The major step toward liberalizing trade was discussed in talks since 2013 but is striking in the timing of the signing, as China and the US are embroiled in trade conflicts.
The US is proposing 10 percent tariffs on a $200 billion list of Chinese goods. That follows an earlier move by Washington to impose 25 percent tariffs on $34 billion of Chinese goods. Beijing has responded by imposing identical penalties on a similar amount of American imports.
Besides the latest deal with the EU, Japan is working on other trade agreements, including a far-reaching trans-Pacific deal. The partnership includes Australia, Mexico, Vietnam and other nations, although the US has withdrawn.
Japan praised the deal with the EU as coming from Abe’s “Abenomics” policies, designed to wrest the economy out of stagnation despite a shrinking population and cautious spending. Japan’s growth continues to be heavily dependent on exports.

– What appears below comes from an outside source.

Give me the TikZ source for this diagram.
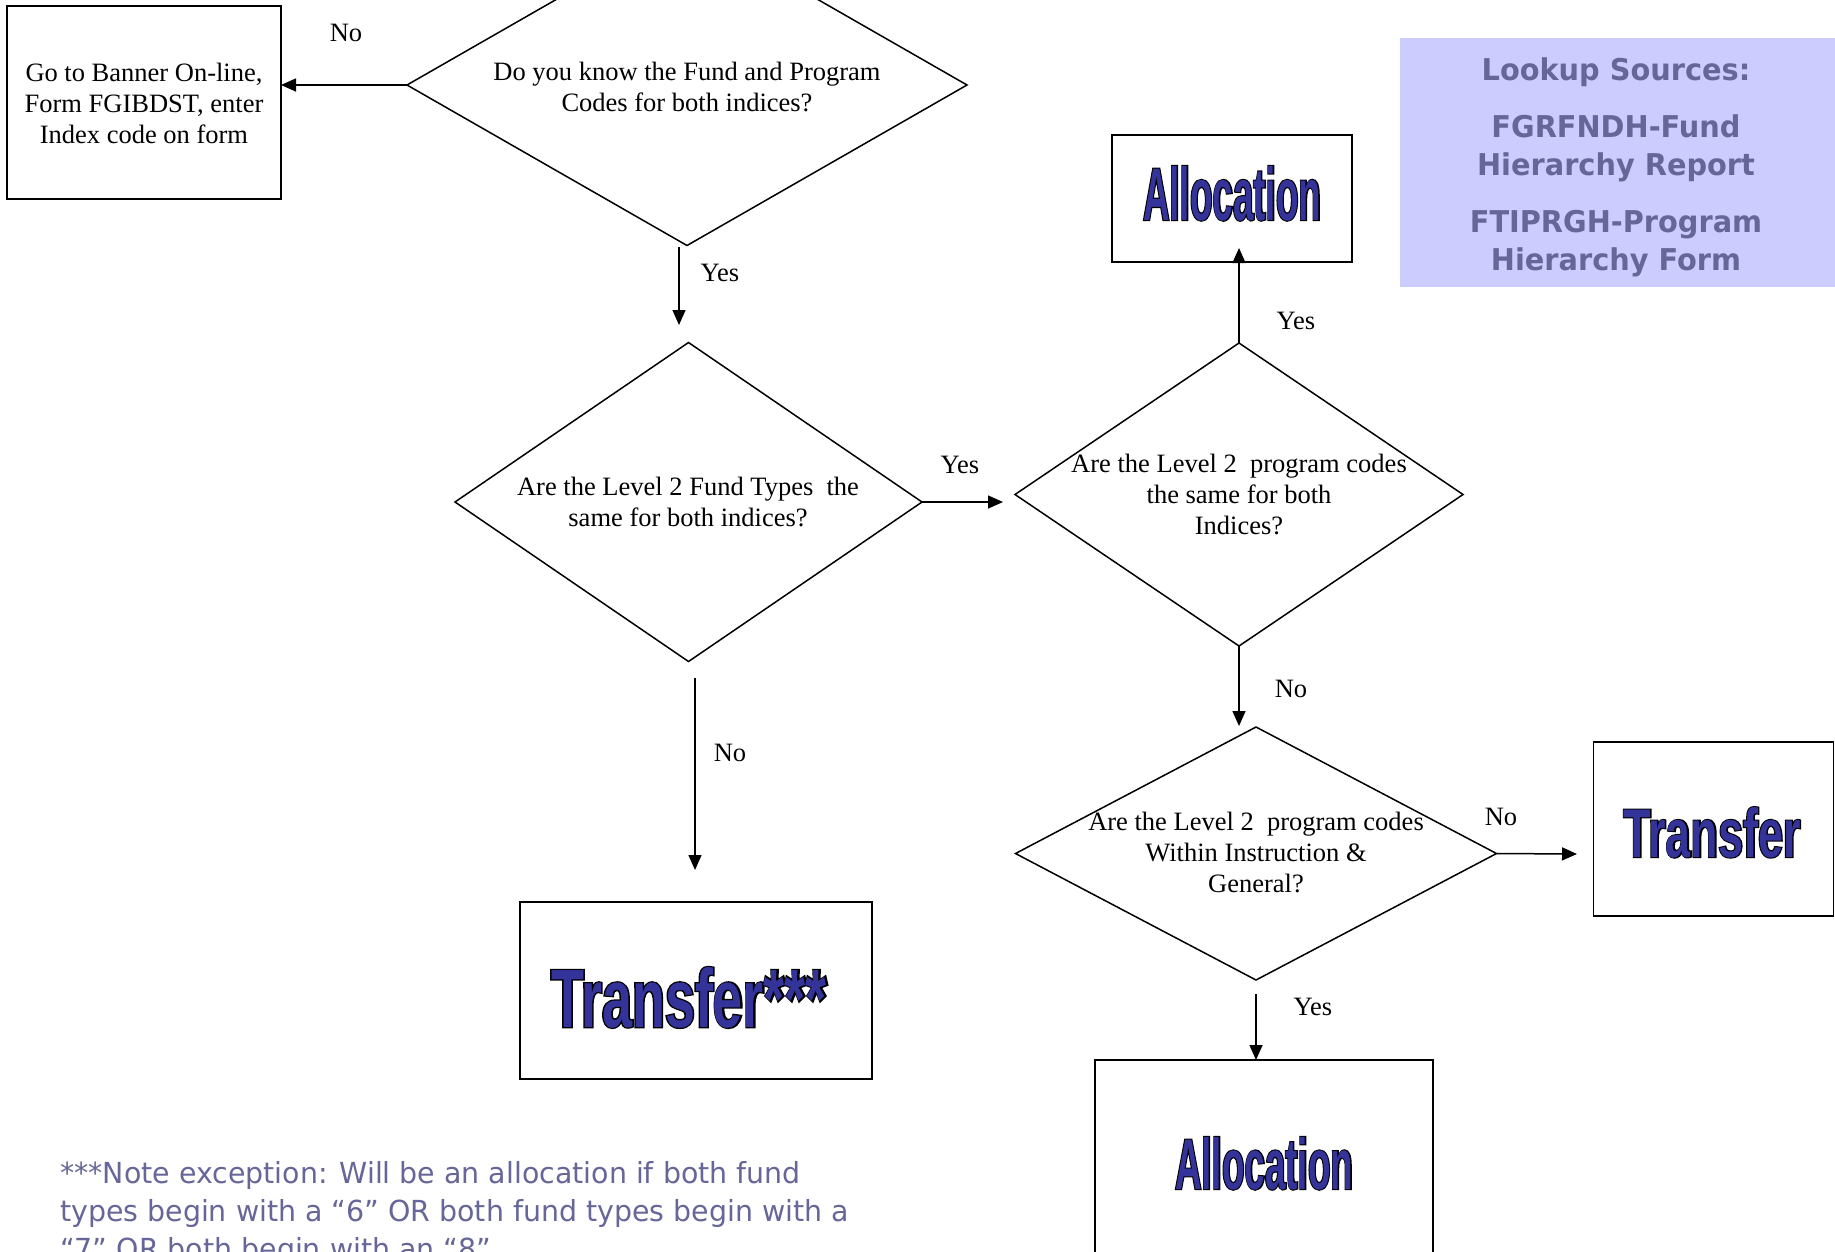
\documentclass[tikz,border=0pt]{standalone}
\usepackage{fontspec}
\usepackage{graphicx}
\usetikzlibrary{shapes.geometric,arrows.meta}
\setmainfont{Liberation Serif}
\newfontfamily\lookfont[FakeStretch=0.96]{DejaVu Sans}
\newfontfamily\notefont[FakeStretch=0.98]{DejaVu Sans}
\newfontfamily\artfill[FakeStretch=0.55]{Liberation Sans}
\newfontfamily\artline[FakeStretch=0.55,FakeBold=3,BoldFeatures={FakeBold=3}]{Liberation Sans}
\definecolor{lookfill}{HTML}{CCCCFF}
\definecolor{looktext}{HTML}{666699}
\definecolor{artblue}{HTML}{333399}
\newcommand\mlines[1]{\begin{tabular}[t]{@{}c@{}}#1\end{tabular}}
\newcommand\artword[3]{\resizebox{#1}{#2}{\rlap{\artline\bfseries\color{black}#3}{\artfill\bfseries\color{artblue}#3}}}
\begin{document}
\begin{tikzpicture}[x=1pt,y=-1pt,
  box/.style={draw,line width=1.6pt,inner sep=0pt,outer sep=0pt},
  dec/.style={draw,diamond,line width=1.5pt,inner sep=0pt,outer sep=0pt},
  lbl/.style={font=\fontsize{26.5}{31}\selectfont,inner sep=0pt},
  txt/.style={font=\fontsize{26.5}{31}\selectfont,inner sep=0pt,anchor=base},
  arr/.style={-{Triangle[length=15pt,width=13pt]},line width=1.5pt},
  art/.style={inner sep=0pt,anchor=base}]
\useasboundingbox (0,0) rectangle (1835,1251);
\fill[white] (0,0) rectangle (1835,1251);

% lookup sources
\node[fill=lookfill,inner sep=0pt,minimum width=435pt,minimum height=249pt] (lk) at (1617.5,162.5) {};
\node[anchor=base,inner sep=0pt,text=looktext,font=\lookfont\bfseries\fontsize{30}{38}\selectfont] (lkt) at (1616,80)
  {\mlines{Lookup Sources:\\[19pt]FGRFNDH-Fund\\Hierarchy Report\\[19pt]FTIPRGH-Program\\Hierarchy Form}};

% boxes
\node[box,minimum width=274pt,minimum height=193pt] (b1) at (144,102.5) {};
\node[box,minimum width=240pt,minimum height=127pt] (a1) at (1232,198.5) {};
\node[box,minimum width=240pt,minimum height=174pt] (t1) at (1713.5,829) {};
\node[box,minimum width=352pt,minimum height=177pt] (t3) at (696,990.5) {};
\node[box,minimum width=338pt,minimum height=240pt] (a2) at (1264,1180) {};

% diamonds
\node[dec,minimum width=560pt,minimum height=321pt] (d1) at (687,85) {};
\node[dec,minimum width=467pt,minimum height=319pt] (d2) at (688.5,502) {};
\node[dec,minimum width=448pt,minimum height=303pt] (d3) at (1239,494.5) {};
\node[dec,minimum width=481pt,minimum height=253pt] (d4) at (1256,853.5) {};

% texts
\node[txt] (b1t) at (144,81) {\mlines{Go to Banner On-line,\\Form FGIBDST, enter\\Index code on form}};
\node[txt] (d1t) at (687,80) {\mlines{Do you know the Fund and Program\\Codes for both indices?}};
\node[txt] (d2t) at (688,495) {\mlines{Are the Level 2 Fund Types~ the\\same for both indices?}};
\node[txt] (d3t) at (1239,472) {\mlines{Are the Level 2~ program codes\\the same for both\\Indices?}};
\node[txt] (d4t) at (1256,830) {\mlines{Are the Level 2~ program codes\\Within Instruction \&\\General?}};

% word art
\node[art] (a1w) at (1232,220) {\artword{178pt}{54pt}{Allocation}};
\node[art] (t1w) at (1712,857) {\artword{177pt}{50pt}{Transfer}};
\node[art] (t3w) at (689,1027) {\artword{276pt}{60pt}{Transfer***}};
\node[art] (a2w) at (1264,1189) {\artword{178pt}{52pt}{Allocation}};

% connectors
\coordinate (y1s) at (679,247);
\coordinate (y1e) at (679,325);
\coordinate (y2e) at (1003,502);
\coordinate (n2s) at (695,678);
\coordinate (n2e) at (695,870);
\coordinate (y3e) at (1239,248);
\coordinate (n3e) at (1239,726);
\coordinate (n4e) at (1577,854);
\coordinate (y4s) at (1256,994);
\coordinate (y4e) at (1256,1060);

\draw[arr] (d1.west) -- (b1.east |- d1.west);
\draw[arr] (y1s) -- (y1e);
\draw[arr] (d2.east) -- (y2e);
\draw[arr] (n2s) -- (n2e);
\draw[arr] (d3.north) -- (y3e);
\draw[arr] (d3.south) -- (n3e);
\draw[arr] (d4.east) -- (n4e);
\draw[arr] (y4s) -- (y4e);

% labels
\node[lbl] (l1) at (346,33) {No};
\node[lbl] (l2) at (720,273) {Yes};
\node[lbl] (l3) at (960,465) {Yes};
\node[lbl] (l4) at (730,753) {No};
\node[lbl] (l5) at (1296,321) {Yes};
\node[lbl] (l6) at (1291,689) {No};
\node[lbl] (l7) at (1501,817) {No};
\node[lbl] (l8) at (1313,1007) {Yes};

% note
\node[anchor=base west,inner sep=0pt,text=looktext,font=\notefont\fontsize{29}{38}\selectfont] (note) at (60,1183)
  {\begin{tabular}[t]{@{}l@{}}***Note exception: Will be an allocation if both fund\\types begin with a “6” OR both fund types begin with a\\“7” OR both begin with an “8”\end{tabular}};
\end{tikzpicture}
\end{document}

By strengthening ties with the EU, Japan hopes to vitalize mutual direct investment, fight other global trends toward protectionism and enhance the stature of Japanese brands, the foreign ministry said in a statement.
The EU said the trade liberalization will lead to the region’s export growth in chemicals, clothing, cosmetics and beer to Japan, leading to job security for Europe. Japanese will get cheaper cheese, such as Parmesan, gouda and cheddar, as well as chocolate and biscuits.
Japanese consumers have historically coveted European products, and a drop in prices is likely to boost spending.